Work to complete — Every line below should be copied exactly; drop the pictures.

Dataset content —
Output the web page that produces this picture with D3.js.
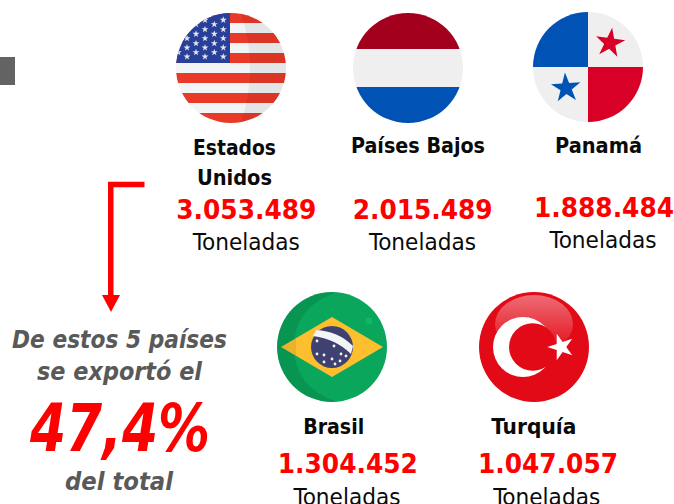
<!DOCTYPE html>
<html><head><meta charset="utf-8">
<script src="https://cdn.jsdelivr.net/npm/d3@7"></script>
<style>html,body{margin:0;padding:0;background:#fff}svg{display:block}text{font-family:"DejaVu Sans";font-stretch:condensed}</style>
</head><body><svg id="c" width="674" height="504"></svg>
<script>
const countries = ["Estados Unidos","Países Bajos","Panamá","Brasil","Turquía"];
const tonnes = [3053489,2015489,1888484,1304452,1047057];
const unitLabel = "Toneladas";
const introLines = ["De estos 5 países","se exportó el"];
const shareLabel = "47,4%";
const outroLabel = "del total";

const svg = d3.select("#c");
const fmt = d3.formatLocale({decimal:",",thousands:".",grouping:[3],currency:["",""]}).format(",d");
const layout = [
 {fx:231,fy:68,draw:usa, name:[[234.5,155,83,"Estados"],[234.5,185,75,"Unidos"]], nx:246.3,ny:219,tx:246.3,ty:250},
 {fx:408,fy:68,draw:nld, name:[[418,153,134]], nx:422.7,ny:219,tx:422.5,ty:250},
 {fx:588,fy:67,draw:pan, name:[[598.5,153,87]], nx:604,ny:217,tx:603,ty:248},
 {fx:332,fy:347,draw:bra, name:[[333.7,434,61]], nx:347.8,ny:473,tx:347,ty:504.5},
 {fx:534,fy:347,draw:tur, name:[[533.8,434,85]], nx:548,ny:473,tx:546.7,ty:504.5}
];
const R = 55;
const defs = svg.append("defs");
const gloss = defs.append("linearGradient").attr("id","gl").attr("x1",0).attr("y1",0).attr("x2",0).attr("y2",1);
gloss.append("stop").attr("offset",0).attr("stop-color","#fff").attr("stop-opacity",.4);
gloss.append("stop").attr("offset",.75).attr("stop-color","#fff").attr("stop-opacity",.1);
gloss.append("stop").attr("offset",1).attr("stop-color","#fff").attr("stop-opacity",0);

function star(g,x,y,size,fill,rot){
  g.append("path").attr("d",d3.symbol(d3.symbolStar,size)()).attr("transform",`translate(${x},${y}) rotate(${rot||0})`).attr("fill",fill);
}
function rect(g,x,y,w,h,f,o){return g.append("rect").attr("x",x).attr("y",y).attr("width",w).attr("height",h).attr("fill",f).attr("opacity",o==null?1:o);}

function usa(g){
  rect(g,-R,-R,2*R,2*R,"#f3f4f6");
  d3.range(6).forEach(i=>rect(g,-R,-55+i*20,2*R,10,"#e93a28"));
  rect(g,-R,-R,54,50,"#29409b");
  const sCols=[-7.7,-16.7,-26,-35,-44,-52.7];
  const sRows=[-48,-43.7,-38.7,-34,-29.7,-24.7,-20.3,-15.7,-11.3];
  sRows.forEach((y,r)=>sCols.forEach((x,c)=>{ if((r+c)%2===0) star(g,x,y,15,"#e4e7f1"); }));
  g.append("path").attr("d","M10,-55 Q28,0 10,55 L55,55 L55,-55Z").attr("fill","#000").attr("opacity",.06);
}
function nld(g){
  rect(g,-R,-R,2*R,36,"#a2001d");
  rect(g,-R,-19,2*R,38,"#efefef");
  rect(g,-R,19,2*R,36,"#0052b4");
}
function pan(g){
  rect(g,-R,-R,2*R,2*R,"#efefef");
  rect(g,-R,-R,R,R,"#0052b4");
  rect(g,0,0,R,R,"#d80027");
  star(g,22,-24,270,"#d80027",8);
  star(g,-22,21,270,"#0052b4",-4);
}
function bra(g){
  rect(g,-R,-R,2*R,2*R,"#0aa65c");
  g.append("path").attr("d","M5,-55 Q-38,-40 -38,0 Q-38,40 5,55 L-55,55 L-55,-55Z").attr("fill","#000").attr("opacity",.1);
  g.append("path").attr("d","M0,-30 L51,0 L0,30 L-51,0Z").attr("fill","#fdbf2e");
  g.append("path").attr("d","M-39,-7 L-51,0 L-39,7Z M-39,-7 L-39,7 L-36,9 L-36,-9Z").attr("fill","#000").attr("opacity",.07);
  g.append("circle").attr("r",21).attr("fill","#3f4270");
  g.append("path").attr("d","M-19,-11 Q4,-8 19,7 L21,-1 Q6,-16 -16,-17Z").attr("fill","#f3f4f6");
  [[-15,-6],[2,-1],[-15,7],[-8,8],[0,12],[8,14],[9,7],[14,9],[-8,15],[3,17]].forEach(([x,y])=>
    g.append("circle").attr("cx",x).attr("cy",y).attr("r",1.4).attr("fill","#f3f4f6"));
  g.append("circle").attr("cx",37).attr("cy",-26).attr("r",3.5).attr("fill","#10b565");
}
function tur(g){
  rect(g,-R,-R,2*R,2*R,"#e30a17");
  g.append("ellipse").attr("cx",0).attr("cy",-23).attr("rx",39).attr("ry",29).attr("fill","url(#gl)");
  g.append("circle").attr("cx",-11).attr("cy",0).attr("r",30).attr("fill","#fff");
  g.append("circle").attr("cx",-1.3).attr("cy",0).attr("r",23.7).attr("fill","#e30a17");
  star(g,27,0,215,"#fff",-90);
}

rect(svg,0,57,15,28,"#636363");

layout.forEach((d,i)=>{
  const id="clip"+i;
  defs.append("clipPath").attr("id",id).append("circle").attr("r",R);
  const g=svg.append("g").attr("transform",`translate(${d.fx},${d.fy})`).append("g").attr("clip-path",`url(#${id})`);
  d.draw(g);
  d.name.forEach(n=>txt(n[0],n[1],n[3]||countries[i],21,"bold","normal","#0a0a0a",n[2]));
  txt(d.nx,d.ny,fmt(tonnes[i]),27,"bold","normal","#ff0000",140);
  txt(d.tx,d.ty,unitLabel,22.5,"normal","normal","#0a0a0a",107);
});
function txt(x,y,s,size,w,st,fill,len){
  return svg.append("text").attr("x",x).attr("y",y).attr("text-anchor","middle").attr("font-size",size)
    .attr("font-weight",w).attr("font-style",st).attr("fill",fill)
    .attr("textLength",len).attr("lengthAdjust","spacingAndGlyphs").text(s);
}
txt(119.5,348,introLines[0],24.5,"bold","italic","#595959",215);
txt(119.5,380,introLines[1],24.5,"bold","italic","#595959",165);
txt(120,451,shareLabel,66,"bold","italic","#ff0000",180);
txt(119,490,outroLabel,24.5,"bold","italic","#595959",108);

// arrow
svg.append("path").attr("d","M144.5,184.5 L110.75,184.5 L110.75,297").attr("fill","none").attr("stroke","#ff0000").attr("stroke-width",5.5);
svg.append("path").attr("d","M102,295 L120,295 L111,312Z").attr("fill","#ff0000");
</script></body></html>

Result of the exercise —
Output the web page that produces this picture with D3.js.
<!DOCTYPE html>
<html><head><meta charset="utf-8">
<script src="https://cdn.jsdelivr.net/npm/d3@7"></script>
<style>html,body{margin:0;padding:0;background:#fff}svg{display:block}text{font-family:"DejaVu Sans";font-stretch:condensed}</style>
</head><body><svg id="c" width="674" height="504"></svg>
<script>
const countries = ["Estados Unidos","Países Bajos","Panamá","Brasil","Turquía"];
const tonnes = [3053489,2015489,1888484,1304452,1047057];
const unitLabel = "Toneladas";
const introLines = ["De estos 5 países","se exportó el"];
const shareLabel = "47,4%";
const outroLabel = "del total";

const svg = d3.select("#c");
const fmt = d3.formatLocale({decimal:",",thousands:".",grouping:[3],currency:["",""]}).format(",d");
const layout = [
 {fx:231,fy:68,draw:usa, name:[[234.5,155,83,"Estados"],[234.5,185,75,"Unidos"]], nx:246.3,ny:219,tx:246.3,ty:250},
 {fx:408,fy:68,draw:nld, name:[[418,153,134]], nx:422.7,ny:219,tx:422.5,ty:250},
 {fx:588,fy:67,draw:pan, name:[[598.5,153,87]], nx:604,ny:217,tx:603,ty:248},
 {fx:332,fy:347,draw:bra, name:[[333.7,434,61]], nx:347.8,ny:473,tx:347,ty:504.5},
 {fx:534,fy:347,draw:tur, name:[[533.8,434,85]], nx:548,ny:473,tx:546.7,ty:504.5}
];
const R = 55;
const defs = svg.append("defs");
const gloss = defs.append("linearGradient").attr("id","gl").attr("x1",0).attr("y1",0).attr("x2",0).attr("y2",1);
gloss.append("stop").attr("offset",0).attr("stop-color","#fff").attr("stop-opacity",.4);
gloss.append("stop").attr("offset",.75).attr("stop-color","#fff").attr("stop-opacity",.1);
gloss.append("stop").attr("offset",1).attr("stop-color","#fff").attr("stop-opacity",0);

function star(g,x,y,size,fill,rot){
  g.append("path").attr("d",d3.symbol(d3.symbolStar,size)()).attr("transform",`translate(${x},${y}) rotate(${rot||0})`).attr("fill",fill);
}
function rect(g,x,y,w,h,f,o){return g.append("rect").attr("x",x).attr("y",y).attr("width",w).attr("height",h).attr("fill",f).attr("opacity",o==null?1:o);}

function usa(g){
  rect(g,-R,-R,2*R,2*R,"#f3f4f6");
  d3.range(6).forEach(i=>rect(g,-R,-55+i*20,2*R,10,"#e93a28"));
  rect(g,-R,-R,54,50,"#29409b");
  const sCols=[-7.7,-16.7,-26,-35,-44,-52.7];
  const sRows=[-48,-43.7,-38.7,-34,-29.7,-24.7,-20.3,-15.7,-11.3];
  sRows.forEach((y,r)=>sCols.forEach((x,c)=>{ if((r+c)%2===0) star(g,x,y,15,"#e4e7f1"); }));
  g.append("path").attr("d","M10,-55 Q28,0 10,55 L55,55 L55,-55Z").attr("fill","#000").attr("opacity",.06);
}
function nld(g){
  rect(g,-R,-R,2*R,36,"#a2001d");
  rect(g,-R,-19,2*R,38,"#efefef");
  rect(g,-R,19,2*R,36,"#0052b4");
}
function pan(g){
  rect(g,-R,-R,2*R,2*R,"#efefef");
  rect(g,-R,-R,R,R,"#0052b4");
  rect(g,0,0,R,R,"#d80027");
  star(g,22,-24,270,"#d80027",8);
  star(g,-22,21,270,"#0052b4",-4);
}
function bra(g){
  rect(g,-R,-R,2*R,2*R,"#0aa65c");
  g.append("path").attr("d","M5,-55 Q-38,-40 -38,0 Q-38,40 5,55 L-55,55 L-55,-55Z").attr("fill","#000").attr("opacity",.1);
  g.append("path").attr("d","M0,-30 L51,0 L0,30 L-51,0Z").attr("fill","#fdbf2e");
  g.append("path").attr("d","M-39,-7 L-51,0 L-39,7Z M-39,-7 L-39,7 L-36,9 L-36,-9Z").attr("fill","#000").attr("opacity",.07);
  g.append("circle").attr("r",21).attr("fill","#3f4270");
  g.append("path").attr("d","M-19,-11 Q4,-8 19,7 L21,-1 Q6,-16 -16,-17Z").attr("fill","#f3f4f6");
  [[-15,-6],[2,-1],[-15,7],[-8,8],[0,12],[8,14],[9,7],[14,9],[-8,15],[3,17]].forEach(([x,y])=>
    g.append("circle").attr("cx",x).attr("cy",y).attr("r",1.4).attr("fill","#f3f4f6"));
  g.append("circle").attr("cx",37).attr("cy",-26).attr("r",3.5).attr("fill","#10b565");
}
function tur(g){
  rect(g,-R,-R,2*R,2*R,"#e30a17");
  g.append("ellipse").attr("cx",0).attr("cy",-23).attr("rx",39).attr("ry",29).attr("fill","url(#gl)");
  g.append("circle").attr("cx",-11).attr("cy",0).attr("r",30).attr("fill","#fff");
  g.append("circle").attr("cx",-1.3).attr("cy",0).attr("r",23.7).attr("fill","#e30a17");
  star(g,27,0,215,"#fff",-90);
}

rect(svg,0,57,15,28,"#636363");

layout.forEach((d,i)=>{
  const id="clip"+i;
  defs.append("clipPath").attr("id",id).append("circle").attr("r",R);
  const g=svg.append("g").attr("transform",`translate(${d.fx},${d.fy})`).append("g").attr("clip-path",`url(#${id})`);
  d.draw(g);
  d.name.forEach(n=>txt(n[0],n[1],n[3]||countries[i],21,"bold","normal","#0a0a0a",n[2]));
  txt(d.nx,d.ny,fmt(tonnes[i]),27,"bold","normal","#ff0000",140);
  txt(d.tx,d.ty,unitLabel,22.5,"normal","normal","#0a0a0a",107);
});
function txt(x,y,s,size,w,st,fill,len){
  return svg.append("text").attr("x",x).attr("y",y).attr("text-anchor","middle").attr("font-size",size)
    .attr("font-weight",w).attr("font-style",st).attr("fill",fill)
    .attr("textLength",len).attr("lengthAdjust","spacingAndGlyphs").text(s);
}
txt(119.5,348,introLines[0],24.5,"bold","italic","#595959",215);
txt(119.5,380,introLines[1],24.5,"bold","italic","#595959",165);
txt(120,451,shareLabel,66,"bold","italic","#ff0000",180);
txt(119,490,outroLabel,24.5,"bold","italic","#595959",108);

// arrow
svg.append("path").attr("d","M144.5,184.5 L110.75,184.5 L110.75,297").attr("fill","none").attr("stroke","#ff0000").attr("stroke-width",5.5);
svg.append("path").attr("d","M102,295 L120,295 L111,312Z").attr("fill","#ff0000");
</script></body></html>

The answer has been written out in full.